My brother managed to read the verses to an audience of cattle in the next field, and what a perfect setting with a mist rising in the surronding fields his voice rang out loud and clear.
I thought of our old school teacher and his great love for this poem and wondered did he ever believe that the words of the poem would register with this band of Irish raggy-muffins, but long after we left school to seek work in England we did his dedication proud and paid homage to a great poet.

Leaving the monument it was now almost dark we looked in on the churyard and then made our way back to Slough to enjoy a well earned drink and recall old Joe our teacher and imagine how delighted he would have been to learn that we had seen Grays churchyard and he wasn`t wasting his sweetness on the desert air..

Mon July 24, 06:10:00 am 2006  
Blogger missmellifluous said...

I love this story, Anonymous! Thank you for sharing it.
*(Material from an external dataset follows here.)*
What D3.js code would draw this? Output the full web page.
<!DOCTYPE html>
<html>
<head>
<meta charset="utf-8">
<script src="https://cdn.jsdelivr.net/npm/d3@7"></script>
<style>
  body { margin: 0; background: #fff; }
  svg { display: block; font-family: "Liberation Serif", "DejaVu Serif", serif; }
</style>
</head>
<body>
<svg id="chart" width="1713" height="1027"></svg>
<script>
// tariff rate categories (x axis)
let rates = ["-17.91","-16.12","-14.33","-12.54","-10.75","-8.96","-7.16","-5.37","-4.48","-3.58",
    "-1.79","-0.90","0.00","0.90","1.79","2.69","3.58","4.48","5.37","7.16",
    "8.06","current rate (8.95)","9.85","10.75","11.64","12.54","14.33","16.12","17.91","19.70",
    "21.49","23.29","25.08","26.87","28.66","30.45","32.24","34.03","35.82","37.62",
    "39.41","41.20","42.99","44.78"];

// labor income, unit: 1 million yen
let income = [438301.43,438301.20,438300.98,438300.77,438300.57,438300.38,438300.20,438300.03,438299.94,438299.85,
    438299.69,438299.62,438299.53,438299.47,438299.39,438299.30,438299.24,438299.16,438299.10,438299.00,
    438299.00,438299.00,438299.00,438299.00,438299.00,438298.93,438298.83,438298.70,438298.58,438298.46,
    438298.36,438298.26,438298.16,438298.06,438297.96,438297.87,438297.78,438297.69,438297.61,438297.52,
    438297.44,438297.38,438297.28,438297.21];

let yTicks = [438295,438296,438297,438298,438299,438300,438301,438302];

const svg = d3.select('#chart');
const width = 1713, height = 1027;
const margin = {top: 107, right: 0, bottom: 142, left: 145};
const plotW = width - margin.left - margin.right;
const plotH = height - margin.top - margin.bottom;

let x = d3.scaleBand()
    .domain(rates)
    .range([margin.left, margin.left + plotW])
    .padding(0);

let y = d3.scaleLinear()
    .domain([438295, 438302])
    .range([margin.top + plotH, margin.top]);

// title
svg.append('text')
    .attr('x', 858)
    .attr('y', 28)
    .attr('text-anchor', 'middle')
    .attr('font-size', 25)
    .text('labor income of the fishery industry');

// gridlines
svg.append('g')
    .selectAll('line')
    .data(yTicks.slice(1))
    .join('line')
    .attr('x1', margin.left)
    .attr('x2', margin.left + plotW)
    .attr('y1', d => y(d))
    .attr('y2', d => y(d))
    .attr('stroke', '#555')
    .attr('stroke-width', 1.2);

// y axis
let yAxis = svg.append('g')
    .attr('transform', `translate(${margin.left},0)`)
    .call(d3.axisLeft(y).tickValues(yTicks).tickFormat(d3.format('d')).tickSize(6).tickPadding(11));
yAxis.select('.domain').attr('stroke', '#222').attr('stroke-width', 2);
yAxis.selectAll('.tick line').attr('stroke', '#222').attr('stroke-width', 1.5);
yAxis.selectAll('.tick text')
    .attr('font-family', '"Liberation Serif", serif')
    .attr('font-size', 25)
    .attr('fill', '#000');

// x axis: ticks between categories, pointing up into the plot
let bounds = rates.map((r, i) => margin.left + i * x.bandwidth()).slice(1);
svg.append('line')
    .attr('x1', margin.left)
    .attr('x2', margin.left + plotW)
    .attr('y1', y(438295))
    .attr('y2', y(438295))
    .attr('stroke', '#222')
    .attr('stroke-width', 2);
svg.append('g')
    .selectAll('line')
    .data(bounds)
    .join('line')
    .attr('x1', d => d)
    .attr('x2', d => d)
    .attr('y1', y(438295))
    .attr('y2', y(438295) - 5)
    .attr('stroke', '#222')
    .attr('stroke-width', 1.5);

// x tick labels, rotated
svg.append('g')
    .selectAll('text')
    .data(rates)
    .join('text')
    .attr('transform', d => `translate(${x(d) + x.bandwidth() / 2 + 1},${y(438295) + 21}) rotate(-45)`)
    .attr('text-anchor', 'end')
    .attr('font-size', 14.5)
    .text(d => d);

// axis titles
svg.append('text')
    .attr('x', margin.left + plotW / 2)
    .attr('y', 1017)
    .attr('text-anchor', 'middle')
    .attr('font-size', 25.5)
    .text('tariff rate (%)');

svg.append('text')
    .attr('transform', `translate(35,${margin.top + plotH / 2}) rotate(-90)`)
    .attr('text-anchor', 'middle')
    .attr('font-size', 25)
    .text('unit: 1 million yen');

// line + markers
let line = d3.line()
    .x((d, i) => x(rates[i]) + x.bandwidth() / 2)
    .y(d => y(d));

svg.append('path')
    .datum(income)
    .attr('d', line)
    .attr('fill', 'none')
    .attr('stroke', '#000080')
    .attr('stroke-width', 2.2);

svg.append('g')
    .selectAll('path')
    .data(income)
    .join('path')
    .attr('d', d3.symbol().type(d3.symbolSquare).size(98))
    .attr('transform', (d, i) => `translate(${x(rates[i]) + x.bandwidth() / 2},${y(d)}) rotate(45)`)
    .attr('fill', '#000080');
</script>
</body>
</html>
I'd like to think that your trek to the churchyard is a kind of retort to Thorpe as it seems that a poem which acted powerfully upon you also inspired you to act: to walk 3 miles to see the place you'd heard of, it enabled you to feel more not less, and made an impression that changed you. The changing of attitudes and the refinement of appreciation has to affect one's future and present actions.

I think your response to poetry is the kind Diderot would appreciate: an engaged, feeling, sentimental response that shapes us and our actions in the world.

It's a beautiful story!

Mon July 24, 10:04:00 pm 2006  
Anonymous Anonymous said...

Thank you missmellifluous, there are many verses in this poem that refers to past and present day life.
The verse that appeals to my late brother and I,after surviving through an early life bordering on dire poverty is,

The boasts of heraldy the pomp of power, and all that beauty, all that life ere gave, await alike the inevitable hour, the paths of glory lead but to the grave.

This verse is from memory, what if someone would recite this to George Bush, but then that wouldn`t do, it would go straight over his head.